What was the culture like at Anvil during your time there?  

It’s always been about doing quality work to forge long-term working relationships with customers to ensure we could continue to exist and thrive.

 What are some of your best memories of Anvil throughout the years?   

  • So many great people working closely together, taking great pride in our products, winning jobs, pleasing customers.
  • Working closely with Larry in those early years doing whatever we needed to do – from engineering to drafting to running prints and assembling drawing packages.
  • Long hours to meet deadlines but with much time listening to Larry’s “war stories” and about his many years as a Bechtel project manager all over the western hemisphere.
  • Working at Snelson-Anvil doing lots of little designs to support construction and becoming the loadout engineer planning how to load the sealift barges with huge modules bound for the Alaskan North Slope.
  • My first big job was to do a P&ID check of the entire (brand new) ARCO Cherry Point Refinery.  I walked every pipeline and climbed every tower learning a ton about refineries which helped me greatly going forward.
  • Advancing from engineer to project engineer to department manager to engineering manager to president to board chair.  Never a dull moment.
  • To our surprise, being awarded a large part of a major expansion to the MAPCO North Pole Refinery around 1985.  This caused us to grow dramatically for the first time and many of our best long-term staff joined us during that time, including our first piping designers.
  • Being awarded an alliance relationship with ARCO Alaska that lasted for 15 years and provided the basis for much of our growth.
  • Larry deciding to form an ESOP in 1996 to transfer his (and others) ownership to the staff rather than sell to a big engineering firm thus ensuring that Anvil could continue to exist in much the same form.
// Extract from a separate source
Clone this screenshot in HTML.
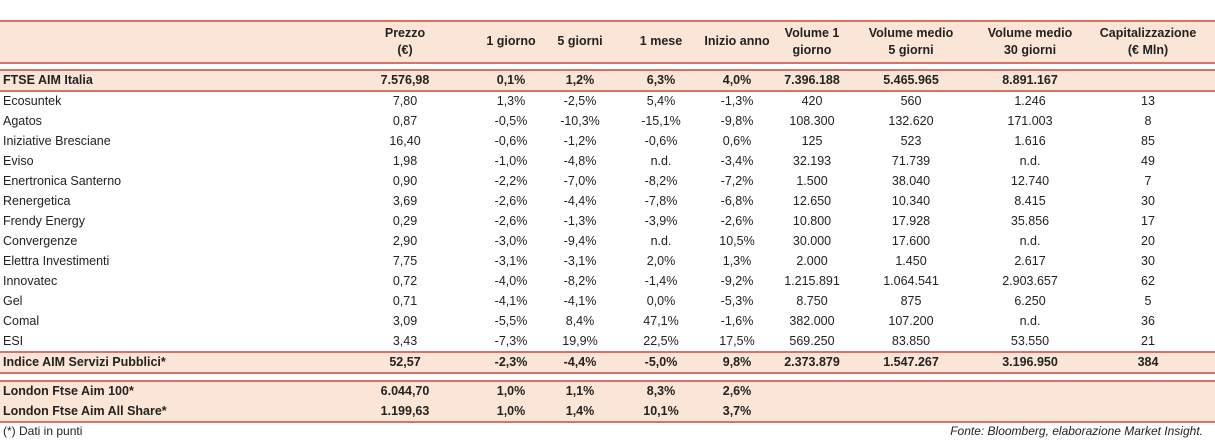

What sets Anvil apart from others? What do you believe are Anvil’s greatest strengths?  

Commitment to quality.  Commitment to each other.  Not accepting those who do not get it.

What are you most proud of during your time at Anvil?   

  • Becoming a licensed Professional Engineer.
  • Leading many successful project teams, working with so many like-minded people.
  • Helping design Anvil’s Quality System (PSQS).
  • Taking the company to full ESOP ownership.

What one word would you use to describe Anvil?  

QUALITY.

Do you have any favorite memories or stories?

I had many successes and failures over the years in each of my roles. One near disaster happened around 1977 at the Snelson-Anvil module yard. I was the loadout engineer and in order to meet a tight schedule we had to the load the huge 100’x400’ seagoing barges on both falling and rising tides using skidways. To load on a falling tide, you must pump water out of the barge so it will rise to stay level with the dock. All went well until the last module was halfway onto the barge and the pumps ran dry. I had put the pumps on the wrong side of the barge which was listing in the wrong direction for the load at the time. This meant the barge was going to sink with the module still part way on the dock. I thought about it for a few seconds and realized that I didn’t have much choice – we had to go ahead.

So, I gave the order to keep pushing the module on to the barge which was now a foot or two below the dock. As the module moved forward the barge rose slowly as the weight moved toward the center of buoyancy. But as the rear skids came sliding over the edge of the dock, the barge was still a foot or two below the dock edge. As we continued pushing, the rear skids (big wide flanges) started bending as they moved closer and closer to the end. Finally, the module dropped onto the barge with a huge boom. At the time, I thought it might be the sound of my engineering career ending. We checked out the module and found no damage.

I never heard a word from any of the bosses. Somehow, we came out unscathed physically, but the mental lessons are burned in forever.